FY 2018 Appropriations:
- Increases funding for USDA’s flagship sustainable agriculture research program, the Sustainable Agriculture Research and Education (SARE) program, by 30 percent. This increase raises SARE’s total funding to $35 million for FY 2018, the program’s highest funding level to date.
- After two straight years of $25 million increases, AFRI received an additional $25 million increase, bringing it to a funding level of $400 million for FY 2018. This funding, which was above the level funding initially proposed in both House and Senate Agriculture Appropriations bills, is a positive sign for the future of agricultural research and development.
- The Organic Transitions (ORG) research program reached its highest funding level in the FY 2018 bill ($5 million), which will allow ORG to ramp up its support of the growing contingent of American organic farmers and livestock producers.
Historic Accomplishments:
- Created and steadily expanded the award-winning, keystone Sustainable Agriculture Research and Education Program.
- Established and continuously supported the Organic Agriculture Research and Extension Initiative as a first step toward a fair share of federal research dollars for organic system.
- Secured funding for research projects that foster small farms, environmental protection, rural economic and community development, and new markets through the Fund for Rural America, the Initiative for Future Agriculture and Food Systems, the National Research Initiative, and now the Agriculture and Food Research Initiative.
- Promoted accessibility to information on sustainable agriculture and secured funding for the National Sustainable Agriculture Information Service Program.
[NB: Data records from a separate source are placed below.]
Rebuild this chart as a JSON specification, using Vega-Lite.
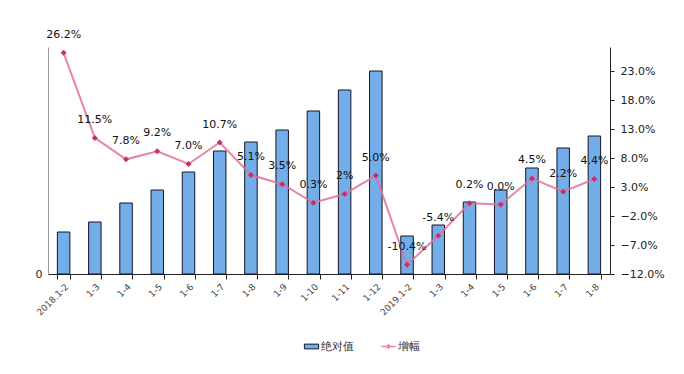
{
  "$schema": "https://vega.github.io/schema/vega-lite/v6.json",
  "width": 562,
  "height": 227,
  "autosize": {"type": "none"},
  "padding": {"left": 48, "top": 47, "right": 74, "bottom": 100},
  "background": "white",
  "config": {"view": {"stroke": null}, "font": "DejaVu Sans"},
  "data": {"values": [
    {"m": "2018.1-2", "abs": 42, "g": 26.2, "lbl": "26.2%"},
    {"m": "1-3", "abs": 52, "g": 11.5, "lbl": "11.5%"},
    {"m": "1-4", "abs": 71, "g": 7.8, "lbl": "7.8%"},
    {"m": "1-5", "abs": 84, "g": 9.2, "lbl": "9.2%"},
    {"m": "1-6", "abs": 102, "g": 7.0, "lbl": "7.0%"},
    {"m": "1-7", "abs": 123, "g": 10.7, "lbl": "10.7%"},
    {"m": "1-8", "abs": 132, "g": 5.1, "lbl": "5.1%"},
    {"m": "1-9", "abs": 144, "g": 3.5, "lbl": "3.5%"},
    {"m": "1-10", "abs": 163, "g": 0.3, "lbl": "0.3%"},
    {"m": "1-11", "abs": 184, "g": 1.8, "lbl": "2%"},
    {"m": "1-12", "abs": 203, "g": 5.0, "lbl": "5.0%"},
    {"m": "2019.1-2", "abs": 38, "g": -10.4, "lbl": "-10.4%"},
    {"m": "1-3\u200b", "abs": 49, "g": -5.4, "lbl": "-5.4%"},
    {"m": "1-4\u200b", "abs": 72, "g": 0.2, "lbl": "0.2%"},
    {"m": "1-5\u200b", "abs": 84, "g": 0.0, "lbl": "0.0%"},
    {"m": "1-6\u200b", "abs": 106, "g": 4.5, "lbl": "4.5%"},
    {"m": "1-7\u200b", "abs": 126, "g": 2.2, "lbl": "2.2%"},
    {"m": "1-8\u200b", "abs": 138, "g": 4.4, "lbl": "4.4%"}
  ]},
  "encoding": {
    "x": {
      "field": "m", "type": "nominal", "sort": null,
      "scale": {"paddingInner": 0.6, "paddingOuter": 0.3},
      "axis": {
        "title": null, "labelAngle": -45, "labelAlign": "right", "labelBaseline": "top",
        "labelFontSize": 9, "labelColor": "#444", "labelPadding": 3,
        "tickBand": "extent", "tickSize": 5, "tickColor": "#222", "domainColor": "#222"
      }
    }
  },
  "layer": [
    {
      "mark": {"type": "bar", "stroke": "#141428", "strokeWidth": 1},
      "encoding": {
        "y": {
          "field": "abs", "type": "quantitative",
          "scale": {"domain": [0, 227], "nice": false},
          "axis": {"orient": "left", "title": null, "values": [0], "ticks": false, "grid": false,
                   "labelFontSize": 11, "labelColor": "#222", "domainColor": "#999", "labelPadding": 6}
        },
        "color": {
          "datum": "绝对值",
          "scale": {"range": ["#74aee8"]},
          "legend": {"title": null, "orient": "none", "legendX": 258, "legendY": 294,
                     "symbolType": "M-1.5,-0.5H1.5V0.5H-1.5Z", "symbolSize": 90,
                     "symbolStrokeColor": "#141428", "symbolStrokeWidth": 1,
                     "labelFontSize": 11, "labelColor": "#333"}
        }
      }
    },
    {
      "encoding": {
        "y": {
          "field": "g", "type": "quantitative",
          "scale": {"domain": [-12, 27.2], "nice": false},
          "axis": {"orient": "right", "title": null, "grid": false,
                   "values": [-12, -7, -2, 3, 8, 13, 18, 23],
                   "labelExpr": "format(datum.value, '.1f') + '%'",
                   "labelFontSize": 11, "labelColor": "#222", "tickColor": "#222",
                   "domainColor": "#222", "tickSize": 4, "labelPadding": 6}
        }
      },
      "layer": [
        {
          "mark": {"type": "line", "strokeWidth": 2, "opacity": 0.85},
          "encoding": {
            "color": {
              "datum": "增幅",
              "scale": {"range": ["#e0709a"]},
              "legend": {"title": null, "orient": "none", "legendX": 335, "legendY": 294,
                         "symbolType": "M-1.5,0H1.5M0,-0.35L0.35,0L0,0.35L-0.35,0Z",
                         "symbolSize": 90, "symbolStrokeWidth": 1.5, "symbolFillColor": "#c9306a",
                         "labelFontSize": 11, "labelColor": "#333"}
            }
          }
        },
        {
          "mark": {"type": "point", "shape": "diamond", "filled": true, "size": 36, "color": "#c9306a", "opacity": 1},
          "encoding": {}
        },
        {
          "mark": {"type": "text", "dy": -18, "fontSize": 11, "color": "#111"},
          "encoding": {"text": {"field": "lbl"}}
        }
      ]
    }
  ],
  "resolve": {"scale": {"y": "independent", "color": "independent"}}
}
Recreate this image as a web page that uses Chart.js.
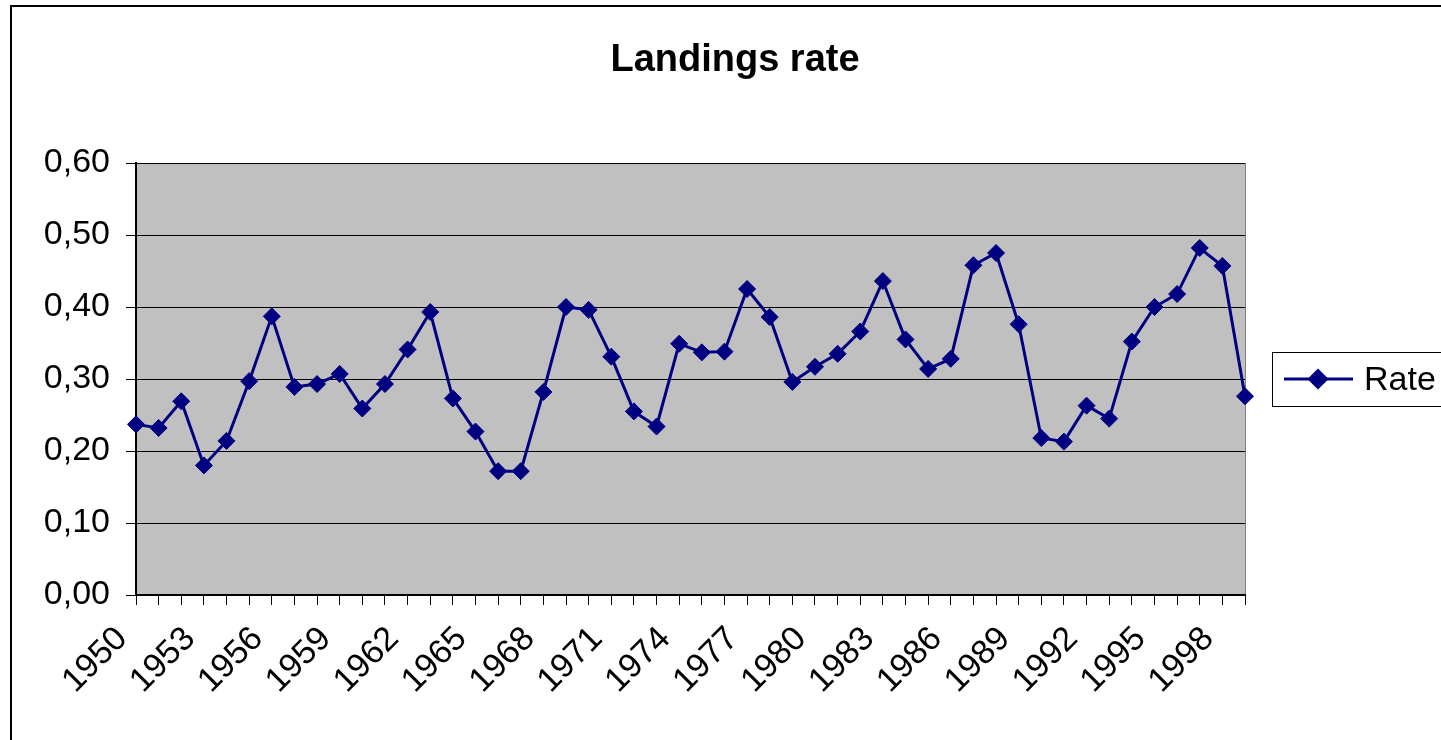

Ensuring a Safe Food Supply
Recent Accomplishments:
2018 Farm Bill:
- Fought for expanded food safety training and outreach provisions and secured language to add new functions to FMLFPP and VAPG, which will allow both programs to provide financial assistance for food safety infrastructure upgrades and certification.
FY 2018 Appropriations:
- Increased support for the Food Safety Outreach Program (FSOP) by $2 million, bringing total funding to $7 million. With ~100,000 farmers estimated to be impacted by the new regulations of the Food Safety Modernization Act (FSMA) over the course of 2019, this increase is particularly timely and welcomed.
Historic Accomplishments:
Led the campaign to secure provisions in the Food Safety Modernization Act that:
- Provided the option for small, mid-sized, and direct-market agricultural operations to comply with equivalent state regulations or modified, scale-appropriate federal regulation.
- Ensured that food safety regulations do not undermine beneficial on-farm conservation and wildlife practices.
- Minimized extra regulations for low-risk processing that is part of value-added production.
- Allowed farm identity preserved marketing as an option in the place of government trace-back controls.
- Made sure that regulations complement – rather than contradict – strict regulations for certified organic production.
- Streamlined and reduce unnecessary paperwork for farmers and small processors.
- Secured authorized funding for farmer food safety training in 2010, and then doubled funding in 2016, through a new competitive grant program.